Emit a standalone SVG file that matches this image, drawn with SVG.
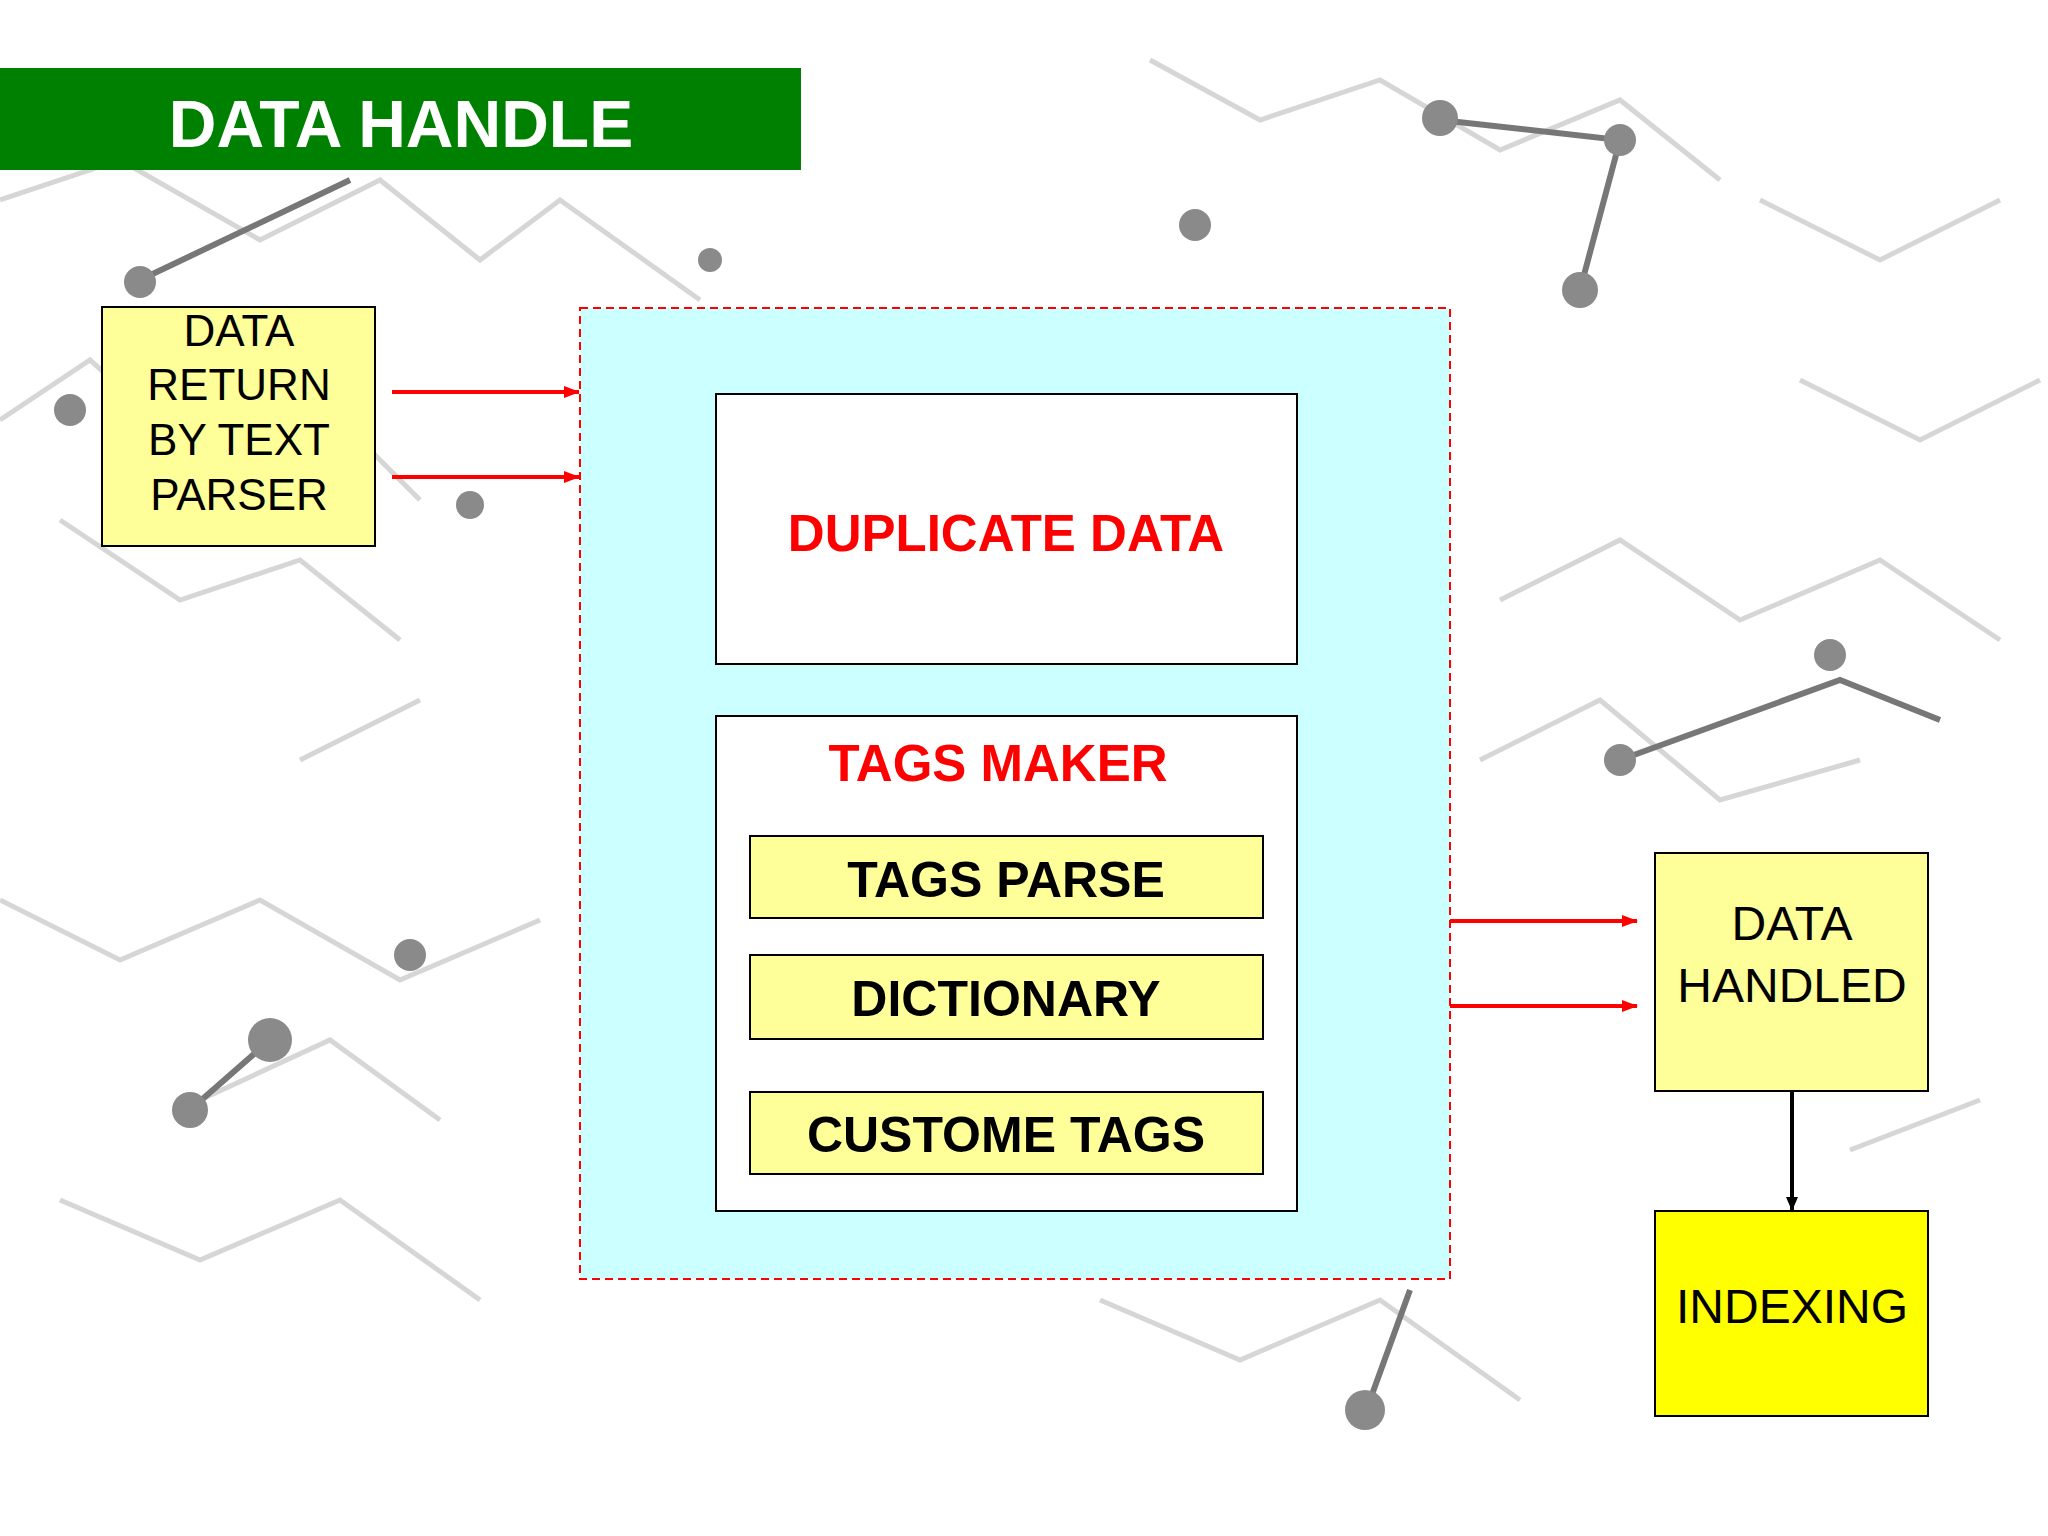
<svg xmlns="http://www.w3.org/2000/svg" width="2048" height="1536" viewBox="0 0 2048 1536">
<defs>
<style>
.t{font-family:"Liberation Sans",Arial,sans-serif;text-anchor:middle;dominant-baseline:central}
.b{font-weight:bold}
.bg{stroke:#d6d6d6;stroke-width:5;fill:none}
.st{stroke:#777;stroke-width:6;fill:none}
.ball{fill:#8a8a8a}
</style>
<marker id="ar" markerWidth="16" markerHeight="12" refX="15" refY="6" orient="auto" markerUnits="userSpaceOnUse"><path d="M0,0L16,6L0,12z" fill="#ff0000"/></marker>
<marker id="ak" markerWidth="14" markerHeight="12" refX="13" refY="6" orient="auto" markerUnits="userSpaceOnUse"><path d="M0,0L14,6L0,12z" fill="#000"/></marker>
</defs>
<rect width="2048" height="1536" fill="#fff"/>
<g id="background">
<path class="bg" d="M0,200L120,160L260,240L380,180L480,260L560,200L700,300M0,420L90,360L200,460L320,400L420,500M60,520L180,600L300,560L400,640M1150,60L1260,120L1380,80L1500,150L1620,100L1720,180M1500,600L1620,540L1740,620L1880,560L2000,640M1480,760L1600,700L1720,800L1860,760M0,900L120,960L260,900L400,980L540,920M60,1200L200,1260L340,1200L480,1300M1100,1300L1240,1360L1380,1300L1520,1400M1760,200L1880,260L2000,200M1800,380L1920,440L2040,380M300,760L420,700M200,1100L330,1040L440,1120M1850,1150L1980,1100"/>
<path class="st" d="M140,280L350,180M1440,120L1620,140L1580,290M1620,760L1840,680L1940,720M190,1110L270,1040M1370,1400L1410,1290"/>
<circle class="ball" cx="140" cy="282" r="16"/><circle class="ball" cx="1440" cy="118" r="18"/><circle class="ball" cx="1620" cy="140" r="16"/><circle class="ball" cx="1580" cy="290" r="18"/><circle class="ball" cx="1620" cy="760" r="16"/><circle class="ball" cx="1830" cy="655" r="16"/><circle class="ball" cx="190" cy="1110" r="18"/><circle class="ball" cx="270" cy="1040" r="22"/><circle class="ball" cx="1365" cy="1410" r="20"/><circle class="ball" cx="410" cy="955" r="16"/><circle class="ball" cx="1195" cy="225" r="16"/><circle class="ball" cx="70" cy="410" r="16"/><circle class="ball" cx="470" cy="505" r="14"/><circle class="ball" cx="710" cy="260" r="12"/>
</g>
<g id="title"><rect x="0" y="68" width="801" height="102" fill="#008000"/><text class="t b" x="401" y="124" font-size="66" fill="#fff">DATA HANDLE</text></g>
<g id="source"><rect x="102" y="307" width="273" height="239" fill="#ffff99" stroke="#000" stroke-width="2"/>
<text class="t" x="239" y="330" font-size="44">DATA</text><text class="t" x="239" y="384" font-size="44">RETURN</text><text class="t" x="239" y="439" font-size="44">BY TEXT</text><text class="t" x="239" y="494" font-size="44">PARSER</text></g>
<g id="container"><rect x="580" y="308" width="870" height="971" fill="#ccffff" stroke="#ff0000" stroke-width="2" stroke-dasharray="8,5"/></g>
<g id="duplicate"><rect x="716" y="394" width="581" height="270" fill="#fff" stroke="#000" stroke-width="2"/><text class="t b" x="1006" y="533" font-size="51" fill="#ff0000">DUPLICATE DATA</text></g>
<g id="tagsmaker"><rect x="716" y="716" width="581" height="495" fill="#fff" stroke="#000" stroke-width="2"/><text class="t b" x="998" y="763" font-size="51" fill="#ff0000">TAGS MAKER</text></g>
<g id="tagsparse"><rect x="750" y="836" width="513" height="82" fill="#ffff99" stroke="#000" stroke-width="2"/><text class="t b" x="1006" y="880" font-size="50">TAGS PARSE</text></g>
<g id="dictionary"><rect x="750" y="955" width="513" height="84" fill="#ffff99" stroke="#000" stroke-width="2"/><text class="t b" x="1006" y="999" font-size="50">DICTIONARY</text></g>
<g id="custometags"><rect x="750" y="1092" width="513" height="82" fill="#ffff99" stroke="#000" stroke-width="2"/><text class="t b" x="1006" y="1135" font-size="50">CUSTOME TAGS</text></g>
<g id="handled"><rect x="1655" y="853" width="273" height="238" fill="#ffff99" stroke="#000" stroke-width="2"/><text class="t" x="1792" y="923" font-size="48">DATA</text><text class="t" x="1792" y="985" font-size="48">HANDLED</text></g>
<g id="indexing"><rect x="1655" y="1211" width="273" height="205" fill="#ffff00" stroke="#000" stroke-width="2"/><text class="t" x="1792" y="1306" font-size="48">INDEXING</text></g>
<g id="connectors" stroke-width="4">
<line x1="392" y1="392" x2="579" y2="392" stroke="#ff0000" marker-end="url(#ar)"/>
<line x1="392" y1="477" x2="579" y2="477" stroke="#ff0000" marker-end="url(#ar)"/>
<line x1="1450" y1="921" x2="1637" y2="921" stroke="#ff0000" marker-end="url(#ar)"/>
<line x1="1450" y1="1006" x2="1637" y2="1006" stroke="#ff0000" marker-end="url(#ar)"/>
<line x1="1792" y1="1091" x2="1792" y2="1210" stroke="#000" marker-end="url(#ak)"/>
</g>
</svg>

_____

→ WHAT YOU HAVE TO DO
Print the full listing exactly, dropping the pictures.

→ ANSWER TO THIS PROBLEM
Emit a standalone SVG file that matches this image, drawn with SVG.
<svg xmlns="http://www.w3.org/2000/svg" width="2048" height="1536" viewBox="0 0 2048 1536">
<defs>
<style>
.t{font-family:"Liberation Sans",Arial,sans-serif;text-anchor:middle;dominant-baseline:central}
.b{font-weight:bold}
.bg{stroke:#d6d6d6;stroke-width:5;fill:none}
.st{stroke:#777;stroke-width:6;fill:none}
.ball{fill:#8a8a8a}
</style>
<marker id="ar" markerWidth="16" markerHeight="12" refX="15" refY="6" orient="auto" markerUnits="userSpaceOnUse"><path d="M0,0L16,6L0,12z" fill="#ff0000"/></marker>
<marker id="ak" markerWidth="14" markerHeight="12" refX="13" refY="6" orient="auto" markerUnits="userSpaceOnUse"><path d="M0,0L14,6L0,12z" fill="#000"/></marker>
</defs>
<rect width="2048" height="1536" fill="#fff"/>
<g id="background">
<path class="bg" d="M0,200L120,160L260,240L380,180L480,260L560,200L700,300M0,420L90,360L200,460L320,400L420,500M60,520L180,600L300,560L400,640M1150,60L1260,120L1380,80L1500,150L1620,100L1720,180M1500,600L1620,540L1740,620L1880,560L2000,640M1480,760L1600,700L1720,800L1860,760M0,900L120,960L260,900L400,980L540,920M60,1200L200,1260L340,1200L480,1300M1100,1300L1240,1360L1380,1300L1520,1400M1760,200L1880,260L2000,200M1800,380L1920,440L2040,380M300,760L420,700M200,1100L330,1040L440,1120M1850,1150L1980,1100"/>
<path class="st" d="M140,280L350,180M1440,120L1620,140L1580,290M1620,760L1840,680L1940,720M190,1110L270,1040M1370,1400L1410,1290"/>
<circle class="ball" cx="140" cy="282" r="16"/><circle class="ball" cx="1440" cy="118" r="18"/><circle class="ball" cx="1620" cy="140" r="16"/><circle class="ball" cx="1580" cy="290" r="18"/><circle class="ball" cx="1620" cy="760" r="16"/><circle class="ball" cx="1830" cy="655" r="16"/><circle class="ball" cx="190" cy="1110" r="18"/><circle class="ball" cx="270" cy="1040" r="22"/><circle class="ball" cx="1365" cy="1410" r="20"/><circle class="ball" cx="410" cy="955" r="16"/><circle class="ball" cx="1195" cy="225" r="16"/><circle class="ball" cx="70" cy="410" r="16"/><circle class="ball" cx="470" cy="505" r="14"/><circle class="ball" cx="710" cy="260" r="12"/>
</g>
<g id="title"><rect x="0" y="68" width="801" height="102" fill="#008000"/><text class="t b" x="401" y="124" font-size="66" fill="#fff">DATA HANDLE</text></g>
<g id="source"><rect x="102" y="307" width="273" height="239" fill="#ffff99" stroke="#000" stroke-width="2"/>
<text class="t" x="239" y="330" font-size="44">DATA</text><text class="t" x="239" y="384" font-size="44">RETURN</text><text class="t" x="239" y="439" font-size="44">BY TEXT</text><text class="t" x="239" y="494" font-size="44">PARSER</text></g>
<g id="container"><rect x="580" y="308" width="870" height="971" fill="#ccffff" stroke="#ff0000" stroke-width="2" stroke-dasharray="8,5"/></g>
<g id="duplicate"><rect x="716" y="394" width="581" height="270" fill="#fff" stroke="#000" stroke-width="2"/><text class="t b" x="1006" y="533" font-size="51" fill="#ff0000">DUPLICATE DATA</text></g>
<g id="tagsmaker"><rect x="716" y="716" width="581" height="495" fill="#fff" stroke="#000" stroke-width="2"/><text class="t b" x="998" y="763" font-size="51" fill="#ff0000">TAGS MAKER</text></g>
<g id="tagsparse"><rect x="750" y="836" width="513" height="82" fill="#ffff99" stroke="#000" stroke-width="2"/><text class="t b" x="1006" y="880" font-size="50">TAGS PARSE</text></g>
<g id="dictionary"><rect x="750" y="955" width="513" height="84" fill="#ffff99" stroke="#000" stroke-width="2"/><text class="t b" x="1006" y="999" font-size="50">DICTIONARY</text></g>
<g id="custometags"><rect x="750" y="1092" width="513" height="82" fill="#ffff99" stroke="#000" stroke-width="2"/><text class="t b" x="1006" y="1135" font-size="50">CUSTOME TAGS</text></g>
<g id="handled"><rect x="1655" y="853" width="273" height="238" fill="#ffff99" stroke="#000" stroke-width="2"/><text class="t" x="1792" y="923" font-size="48">DATA</text><text class="t" x="1792" y="985" font-size="48">HANDLED</text></g>
<g id="indexing"><rect x="1655" y="1211" width="273" height="205" fill="#ffff00" stroke="#000" stroke-width="2"/><text class="t" x="1792" y="1306" font-size="48">INDEXING</text></g>
<g id="connectors" stroke-width="4">
<line x1="392" y1="392" x2="579" y2="392" stroke="#ff0000" marker-end="url(#ar)"/>
<line x1="392" y1="477" x2="579" y2="477" stroke="#ff0000" marker-end="url(#ar)"/>
<line x1="1450" y1="921" x2="1637" y2="921" stroke="#ff0000" marker-end="url(#ar)"/>
<line x1="1450" y1="1006" x2="1637" y2="1006" stroke="#ff0000" marker-end="url(#ar)"/>
<line x1="1792" y1="1091" x2="1792" y2="1210" stroke="#000" marker-end="url(#ak)"/>
</g>
</svg>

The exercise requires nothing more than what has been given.